§ Stated goal
Transcribe the whole listing below without changing a word, but leave out every image.
————————
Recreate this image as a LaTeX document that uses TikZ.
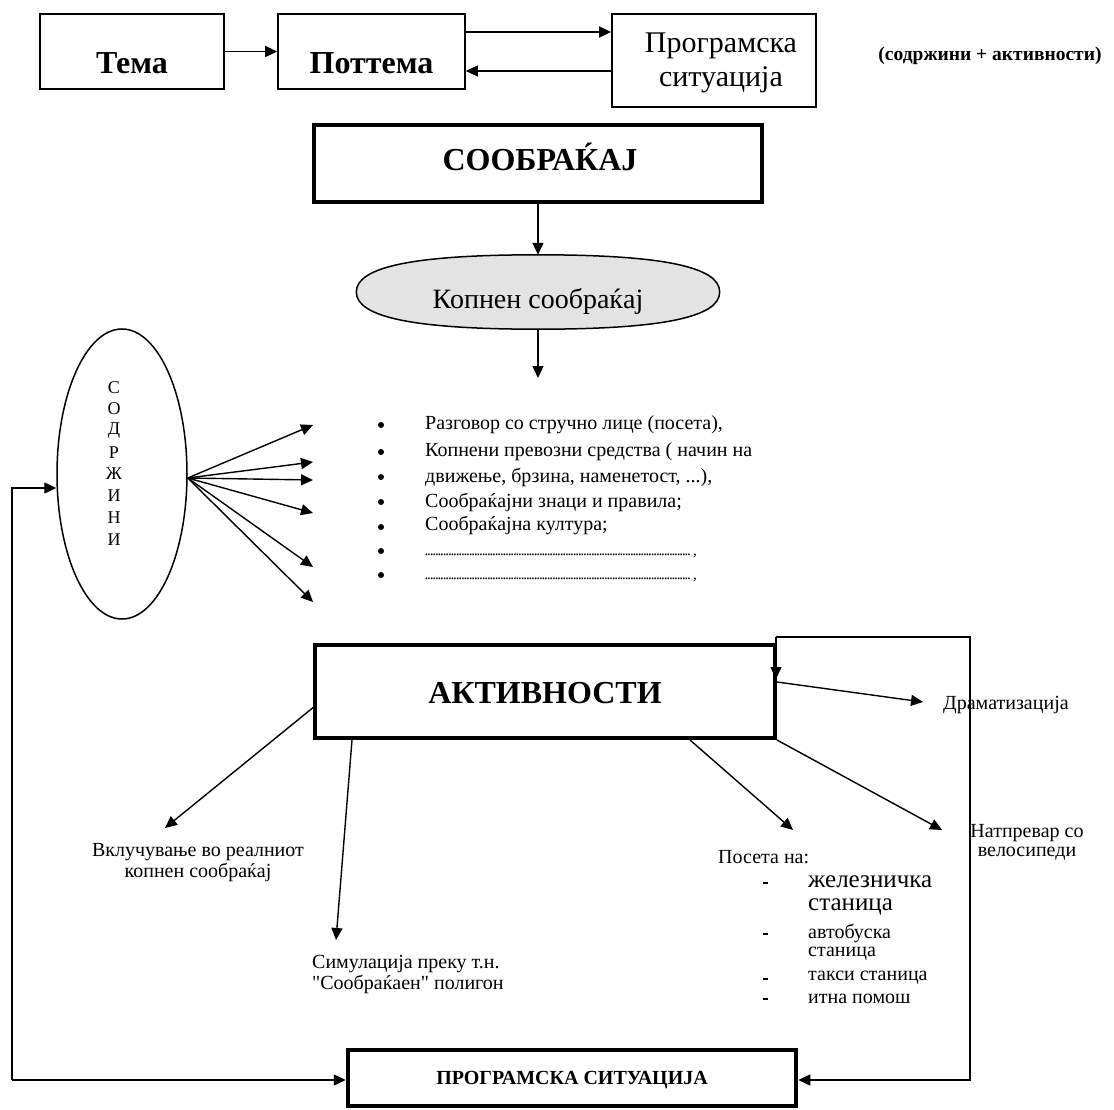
\documentclass[tikz,border=0pt]{standalone}
\usepackage{fontspec}
\setmainfont{Liberation Serif}
\usetikzlibrary{arrows.meta,shapes.geometric}
\newcommand{\fs}[1]{\fontsize{#1}{#1}\selectfont}
\newcommand{\dotrow}{\makebox[268pt][l]{\leaders\hbox to 2.6pt{\hss.\hss}\hskip 266pt},}
\newcommand{\sq}{{\addfontfeature{Ligatures=TeXOff}"}}
\begin{document}
\begin{tikzpicture}[x=1pt,y=-1pt,
  arr/.style={line width=1.4pt,-{Triangle[length=12pt,width=11pt]}},
  thinbox/.style={draw,line width=1.6pt,inner sep=0pt},
  thickbox/.style={draw,line width=4pt,inner sep=0pt},
  txt/.style={inner sep=0pt,font=\fs{20}},
  lft/.style={txt,anchor=west},
  bul/.style={circle,fill,inner sep=0pt,minimum size=6pt},
  dashmark/.style={fill,inner sep=0pt,minimum width=5pt,minimum height=1.3pt}]
\useasboundingbox (0,0) rectangle (1114,1110);

% ---------- top row ----------
\node[thinbox,minimum width=184pt,minimum height=75pt] (tema) at (132,51.5) {};
\node[thinbox,minimum width=187pt,minimum height=75pt] (pott) at (371.5,51.5) {};
\node[thinbox,minimum width=204pt,minimum height=93pt] (progs) at (714,60.5) {};
\node[inner sep=0pt,font=\bfseries\fs{32}] (ttema) at (132,63) {Тема};
\node[inner sep=0pt,font=\bfseries\fs{32}] (tpott) at (371.5,63) {Поттема};
\node[inner sep=0pt,font=\fs{30}] (tprog1) at (721,46) {Програмска};
\node[inner sep=0pt,font=\fs{30}] (tprog2) at (721,80) {ситуација};
\node[inner sep=0pt,font=\bfseries\fs{19.5}] (note) at (990,56) {(содржини + активности)};

\draw[arr] (tema) -- (pott);
\draw[arr] ([yshift=19.5pt]pott.east) -- ([yshift=28.5pt]progs.west);
\draw[arr] ([yshift=-10.5pt]progs.west) -- ([yshift=-19.5pt]pott.east);

% ---------- traffic ----------
\node[thickbox,minimum width=448pt,minimum height=77pt] (sob) at (538,163.5) {};
\node[inner sep=0pt,font=\bfseries\fs{32}] (tsob) at (540,157) {СООБРАЌАЈ};
\node[inner sep=0pt,minimum width=363pt,minimum height=74pt] (kop) at (538,292) {};
\draw[line width=1.5pt,fill=gray!22]
  (kop.west) .. controls +(0,-25) and +(-125,0) .. (kop.north)
             .. controls +(125,0) and +(0,-25) .. (kop.east)
             .. controls +(0,25) and +(125,0) .. (kop.south)
             .. controls +(-125,0) and +(0,25) .. (kop.west) -- cycle;
\node[inner sep=0pt,font=\fs{28}] (tkop) at (538,301) {Копнен сообраќај};
\draw[arr] (sob) -- (kop);
\coordinate (kt) at (538,378);
\draw[arr] (kop) -- (kt);

% ---------- contents ellipse ----------
\node[draw,ellipse,line width=1.5pt,minimum width=130pt,minimum height=290pt,inner sep=0pt] (sod) at (122,474) {};
\foreach \l/\yy [count=\i] in {С/388,О/409,Д/431,Р/453,Ж/474,И/496,Н/518,И/540}
  \node[inner sep=0pt,font=\fs{18}] (sl\i) at (114,\yy) {\l};

\foreach \ty [count=\i] in {425,462,480,513,567,602}{
  \coordinate (ct\i) at (313,\ty);
  \draw[arr] ([yshift=-4pt]sod.east) -- (ct\i);
}

% ---------- bullet list ----------
\foreach \yy [count=\i] in {425,452,477,502,527,551,575}
  \node[bul] (b\i) at (381,\yy) {};
\node[lft] (i1) at (425,425) {Разговор со стручно лице (посета),};
\node[lft] (i2) at (425,452) {Копнени превозни средства ( начин на};
\node[lft] (i3) at (425,477) {движење, брзина, наменетост, ...),};
\node[lft] (i4) at (425,502) {Сообраќајни знаци и правила;};
\node[lft] (i5) at (425,525) {Сообраќајна култура;};
\node[txt,anchor=base west,font=\fs{15}] (i6) at (425,555) {\dotrow};
\node[txt,anchor=base west,font=\fs{15}] (i7) at (425,579) {\dotrow};

% ---------- activities ----------
\node[thickbox,minimum width=460pt,minimum height=93pt] (akt) at (545,691.5) {};
\node[inner sep=0pt,font=\bfseries\fs{32}] (takt) at (545,693) {АКТИВНОСТИ};

\node[thickbox,line width=4.5pt,minimum width=448pt,minimum height=56pt] (prog2) at (572,1078) {};
\node[inner sep=0pt,font=\bfseries\fs{20}] (tprog2b) at (572,1080) {ПРОГРАМСКА СИТУАЦИЈА};

% right loop
\coordinate (r1) at (776,637);
\coordinate (r2) at (970,637);
\coordinate (r3) at (970,1080);
\coordinate (r0) at (776,679);
\draw[arr] (r1) -- (r0);
\draw[arr] (r1) -- (r2) -- (r3) -- (prog2.east |- r3);

% left loop
\coordinate (l1) at (12,488);
\coordinate (l2) at (12,1080);
\draw[arr] (l2) -- (l1) -- (sod.west |- l1);
\draw[arr] (l2) -- (prog2.west |- l2);

% activity arrows
\coordinate (ds) at (777,682);
\coordinate (dt) at (923,702);
\draw[arr] (ds) -- (dt);
\node[lft] (tdram) at (943,705) {Драматизација};

\coordinate (nt) at (942,830);
\draw[arr] (akt.south east) -- (nt);
\node[txt,align=center] (tnat) at (1027,842) {Натпревар со\\[-1pt]велосипеди};

\coordinate (ps) at (690,740);
\coordinate (pt) at (793,830);
\draw[arr] (ps) -- (pt);
\node[lft] (tpos) at (718,857) {Посета на:};
\foreach \yy [count=\i] in {883,934,979,999}
  \node[dashmark] (dsh\i) at (765,\yy) {};
\node[lft,font=\fs{25}] (p1) at (808,882) {железничка};
\node[lft,font=\fs{25}] (p2) at (808,907) {станица};
\node[lft] (p3) at (808,933) {автобуска};
\node[lft] (p4) at (808,954) {станица};
\node[lft] (p5) at (808,978) {такси станица};
\node[lft] (p6) at (808,999) {итна помош};

\coordinate (vs) at (315,706);
\coordinate (vt) at (165,828);
\draw[arr] (vs) -- (vt);
\node[txt,align=center] (tvk) at (198,863) {Вклучување во реалниот\\[1pt]копнен сообраќај};

\coordinate (ss) at (352,740);
\coordinate (st) at (336,940);
\draw[arr] (ss) -- (st);
\node[txt,align=left,anchor=west] (tsim) at (312,975) {Симулација преку т.н.\\[1pt]\sq Сообраќаен\sq{} полигон};
\end{tikzpicture}
\end{document}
————————
§ Full output
Recreate this image as a LaTeX document that uses TikZ.
\documentclass[tikz,border=0pt]{standalone}
\usepackage{fontspec}
\setmainfont{Liberation Serif}
\usetikzlibrary{arrows.meta,shapes.geometric}
\newcommand{\fs}[1]{\fontsize{#1}{#1}\selectfont}
\newcommand{\dotrow}{\makebox[268pt][l]{\leaders\hbox to 2.6pt{\hss.\hss}\hskip 266pt},}
\newcommand{\sq}{{\addfontfeature{Ligatures=TeXOff}"}}
\begin{document}
\begin{tikzpicture}[x=1pt,y=-1pt,
  arr/.style={line width=1.4pt,-{Triangle[length=12pt,width=11pt]}},
  thinbox/.style={draw,line width=1.6pt,inner sep=0pt},
  thickbox/.style={draw,line width=4pt,inner sep=0pt},
  txt/.style={inner sep=0pt,font=\fs{20}},
  lft/.style={txt,anchor=west},
  bul/.style={circle,fill,inner sep=0pt,minimum size=6pt},
  dashmark/.style={fill,inner sep=0pt,minimum width=5pt,minimum height=1.3pt}]
\useasboundingbox (0,0) rectangle (1114,1110);

% ---------- top row ----------
\node[thinbox,minimum width=184pt,minimum height=75pt] (tema) at (132,51.5) {};
\node[thinbox,minimum width=187pt,minimum height=75pt] (pott) at (371.5,51.5) {};
\node[thinbox,minimum width=204pt,minimum height=93pt] (progs) at (714,60.5) {};
\node[inner sep=0pt,font=\bfseries\fs{32}] (ttema) at (132,63) {Тема};
\node[inner sep=0pt,font=\bfseries\fs{32}] (tpott) at (371.5,63) {Поттема};
\node[inner sep=0pt,font=\fs{30}] (tprog1) at (721,46) {Програмска};
\node[inner sep=0pt,font=\fs{30}] (tprog2) at (721,80) {ситуација};
\node[inner sep=0pt,font=\bfseries\fs{19.5}] (note) at (990,56) {(содржини + активности)};

\draw[arr] (tema) -- (pott);
\draw[arr] ([yshift=19.5pt]pott.east) -- ([yshift=28.5pt]progs.west);
\draw[arr] ([yshift=-10.5pt]progs.west) -- ([yshift=-19.5pt]pott.east);

% ---------- traffic ----------
\node[thickbox,minimum width=448pt,minimum height=77pt] (sob) at (538,163.5) {};
\node[inner sep=0pt,font=\bfseries\fs{32}] (tsob) at (540,157) {СООБРАЌАЈ};
\node[inner sep=0pt,minimum width=363pt,minimum height=74pt] (kop) at (538,292) {};
\draw[line width=1.5pt,fill=gray!22]
  (kop.west) .. controls +(0,-25) and +(-125,0) .. (kop.north)
             .. controls +(125,0) and +(0,-25) .. (kop.east)
             .. controls +(0,25) and +(125,0) .. (kop.south)
             .. controls +(-125,0) and +(0,25) .. (kop.west) -- cycle;
\node[inner sep=0pt,font=\fs{28}] (tkop) at (538,301) {Копнен сообраќај};
\draw[arr] (sob) -- (kop);
\coordinate (kt) at (538,378);
\draw[arr] (kop) -- (kt);

% ---------- contents ellipse ----------
\node[draw,ellipse,line width=1.5pt,minimum width=130pt,minimum height=290pt,inner sep=0pt] (sod) at (122,474) {};
\foreach \l/\yy [count=\i] in {С/388,О/409,Д/431,Р/453,Ж/474,И/496,Н/518,И/540}
  \node[inner sep=0pt,font=\fs{18}] (sl\i) at (114,\yy) {\l};

\foreach \ty [count=\i] in {425,462,480,513,567,602}{
  \coordinate (ct\i) at (313,\ty);
  \draw[arr] ([yshift=-4pt]sod.east) -- (ct\i);
}

% ---------- bullet list ----------
\foreach \yy [count=\i] in {425,452,477,502,527,551,575}
  \node[bul] (b\i) at (381,\yy) {};
\node[lft] (i1) at (425,425) {Разговор со стручно лице (посета),};
\node[lft] (i2) at (425,452) {Копнени превозни средства ( начин на};
\node[lft] (i3) at (425,477) {движење, брзина, наменетост, ...),};
\node[lft] (i4) at (425,502) {Сообраќајни знаци и правила;};
\node[lft] (i5) at (425,525) {Сообраќајна култура;};
\node[txt,anchor=base west,font=\fs{15}] (i6) at (425,555) {\dotrow};
\node[txt,anchor=base west,font=\fs{15}] (i7) at (425,579) {\dotrow};

% ---------- activities ----------
\node[thickbox,minimum width=460pt,minimum height=93pt] (akt) at (545,691.5) {};
\node[inner sep=0pt,font=\bfseries\fs{32}] (takt) at (545,693) {АКТИВНОСТИ};

\node[thickbox,line width=4.5pt,minimum width=448pt,minimum height=56pt] (prog2) at (572,1078) {};
\node[inner sep=0pt,font=\bfseries\fs{20}] (tprog2b) at (572,1080) {ПРОГРАМСКА СИТУАЦИЈА};

% right loop
\coordinate (r1) at (776,637);
\coordinate (r2) at (970,637);
\coordinate (r3) at (970,1080);
\coordinate (r0) at (776,679);
\draw[arr] (r1) -- (r0);
\draw[arr] (r1) -- (r2) -- (r3) -- (prog2.east |- r3);

% left loop
\coordinate (l1) at (12,488);
\coordinate (l2) at (12,1080);
\draw[arr] (l2) -- (l1) -- (sod.west |- l1);
\draw[arr] (l2) -- (prog2.west |- l2);

% activity arrows
\coordinate (ds) at (777,682);
\coordinate (dt) at (923,702);
\draw[arr] (ds) -- (dt);
\node[lft] (tdram) at (943,705) {Драматизација};

\coordinate (nt) at (942,830);
\draw[arr] (akt.south east) -- (nt);
\node[txt,align=center] (tnat) at (1027,842) {Натпревар со\\[-1pt]велосипеди};

\coordinate (ps) at (690,740);
\coordinate (pt) at (793,830);
\draw[arr] (ps) -- (pt);
\node[lft] (tpos) at (718,857) {Посета на:};
\foreach \yy [count=\i] in {883,934,979,999}
  \node[dashmark] (dsh\i) at (765,\yy) {};
\node[lft,font=\fs{25}] (p1) at (808,882) {железничка};
\node[lft,font=\fs{25}] (p2) at (808,907) {станица};
\node[lft] (p3) at (808,933) {автобуска};
\node[lft] (p4) at (808,954) {станица};
\node[lft] (p5) at (808,978) {такси станица};
\node[lft] (p6) at (808,999) {итна помош};

\coordinate (vs) at (315,706);
\coordinate (vt) at (165,828);
\draw[arr] (vs) -- (vt);
\node[txt,align=center] (tvk) at (198,863) {Вклучување во реалниот\\[1pt]копнен сообраќај};

\coordinate (ss) at (352,740);
\coordinate (st) at (336,940);
\draw[arr] (ss) -- (st);
\node[txt,align=left,anchor=west] (tsim) at (312,975) {Симулација преку т.н.\\[1pt]\sq Сообраќаен\sq{} полигон};
\end{tikzpicture}
\end{document}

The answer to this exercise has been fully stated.